Carl Linnaeus, The Lapland Journey, translated by Peter Graves (Edinburgh: Lockharton Press, 1995), p. 44.
Medelpad, 17/05/1732, ¶144:
When we had got halfway down the mountainside, a ‘Bubo’ [Eagle Owl] flew up. It was the size of a hen, woodcock-coloured and with black ears that met in a black line above the beak. I wished I had had my gun but it had been impossible to lug it along with me. Immediately after that we saw 3 chicks and an addled egg on a little flat grassy patch that faced due south and had walls of rock on its eastern and western sides so that the only wind that might cause any harm was one that came from the south.
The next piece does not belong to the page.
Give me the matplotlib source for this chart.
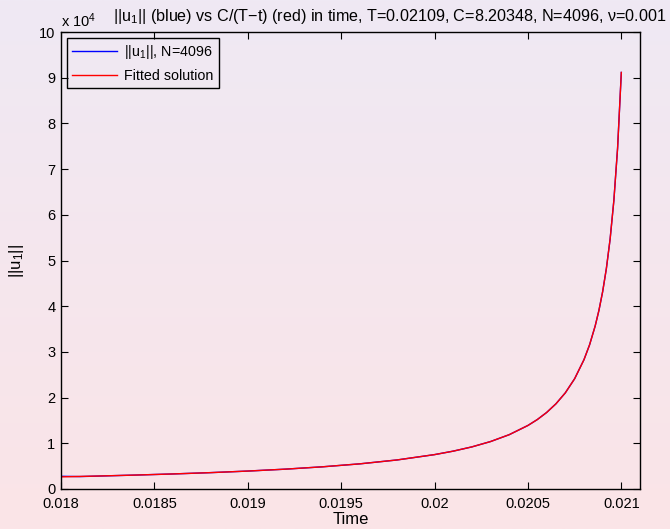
import numpy as np
import matplotlib
matplotlib.use("Agg")
import matplotlib.pyplot as plt
from matplotlib.ticker import FuncFormatter, MultipleLocator

plt.rcParams['font.family'] = ['Liberation Sans', 'DejaVu Sans']
plt.rcParams['mathtext.fontset'] = 'custom'
plt.rcParams['mathtext.rm'] = 'Liberation Sans'
plt.rcParams['mathtext.it'] = 'Liberation Sans'

# Data
time = [0.0180, 0.0181, 0.0182, 0.0184, 0.0186, 0.0188, 0.0190, 0.0192, 0.0194,
        0.0196, 0.0198, 0.0200, 0.0201, 0.0202, 0.0203, 0.0204, 0.0205,
        0.02055, 0.0206, 0.02065, 0.0207, 0.02075, 0.0208, 0.02083, 0.02086,
        0.02088, 0.0209, 0.02092, 0.02094, 0.02096, 0.02098, 0.0210]
norm_u1 = [2780, 2720, 2830, 3050, 3295, 3580, 3925, 4340, 4855,
           5505, 6360, 7525, 8285, 9215, 10385, 11890, 13905,
           15190, 16740, 18645, 21035, 24130, 28290, 31550, 35670,
           39065, 43175, 48255, 54690, 63105, 74575, 91150]
fitted = [2655, 2745, 2840, 3050, 3295, 3580, 3925, 4340, 4855,
          5505, 6360, 7525, 8285, 9215, 10385, 11890, 13905,
          15190, 16740, 18645, 21035, 24130, 28290, 31550, 35670,
          39065, 43175, 48255, 54690, 63105, 74575, 91150]

W, H = 670, 529
fig = plt.figure(figsize=(W/100, H/100), dpi=100)

# gradient background
bg = fig.add_axes([0, 0, 1, 1], zorder=-10)
top = np.array([239, 233, 244]) / 255
bot = np.array([251, 228, 231]) / 255
t = np.linspace(0, 1, 256)[:, None]
grad = top[None, :] * (1 - t) + bot[None, :] * t
bg.imshow(grad[:, None, :], aspect='auto', extent=[0, 1, 0, 1])
bg.axis('off')

ax = fig.add_axes([61/W, 1 - 489/H, (640-61)/W, (489-32)/H])
ax.set_facecolor('none')
ax.plot(time, norm_u1, color='blue', lw=1.0, label='||u$_1$||, N=4096')
ax.plot(time, fitted, color='red', lw=1.0, label='Fitted solution')

ax.set_xlim(0.018, 0.0211)
ax.set_ylim(0, 1e5)
ax.xaxis.set_major_locator(MultipleLocator(0.0005))
ax.yaxis.set_major_locator(MultipleLocator(1e4))
ax.xaxis.set_major_formatter(FuncFormatter(lambda v, p: ('%g' % round(v, 5))))
ax.yaxis.set_major_formatter(FuncFormatter(lambda v, p: '%d' % round(v/1e4)))
ax.tick_params(direction='in', length=5, width=0.8, top=True, right=True,
               labelsize=10.5, colors='black')
ax.tick_params(axis='x', pad=6)
ax.tick_params(axis='y', pad=4)
for s in ax.spines.values():
    s.set_linewidth(1.0)
    s.set_color('black')

fig.text(351/W, 1 - 520/H, 'Time', ha='center', va='center', fontsize=12)
fig.text(17/W, 1 - 261/H, '||u$_1$||', ha='center', va='center', fontsize=12,
         rotation=90)

fig.text(390/W, 1 - 17/H,
         '||u$_1$|| (blue) vs C/(T\u2212t) (red) in time, T=0.02109, C=8.20348, N=4096, \u03bd=0.001',
         ha='center', va='center', fontsize=11.6)
fig.text(61/W, 1 - 21/H, 'x 10$^4$', ha='left', va='center', fontsize=10.5)

leg = ax.legend(loc='upper left', fontsize=10.3, frameon=True, fancybox=False,
                edgecolor='black', facecolor='none', framealpha=1,
                handlelength=3.1, borderpad=0.4, labelspacing=0.5,
                borderaxespad=0.4, handletextpad=0.5)
leg.get_frame().set_linewidth(1.0)

fig.savefig('out.png', dpi=100)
One of these chicks was twice the size of the others ie. the size of 2 fists and lively, covered all over in long, very soft, whitish down which looked like wool. We took it with us to the farm. The addled egg broke when I placed it between my hands to test it in the way country people test eggs. I found only a small amount of liquid in the bottom of it and it had such a vile stench that I dare not describe it for fear of inducing nausea both in myself and in others. I believe that the 2 eggs from which the smaller chicks had come had been hatched later. Alongside the nest there lay some small bones, of what I do not know. The chicks had eaten their fill. Beside them lay a large dead rat which was beginning to rot and fill up with maggots on the underside. I do not believe it to be at all possible for chicks so young to tear up food of such toughness, so they have to wait until the corpse rots enough for them to eat both maggots and foul flesh. Their beaks were black, as was the cere. The egg was almost spherical and as big as that of a turkey.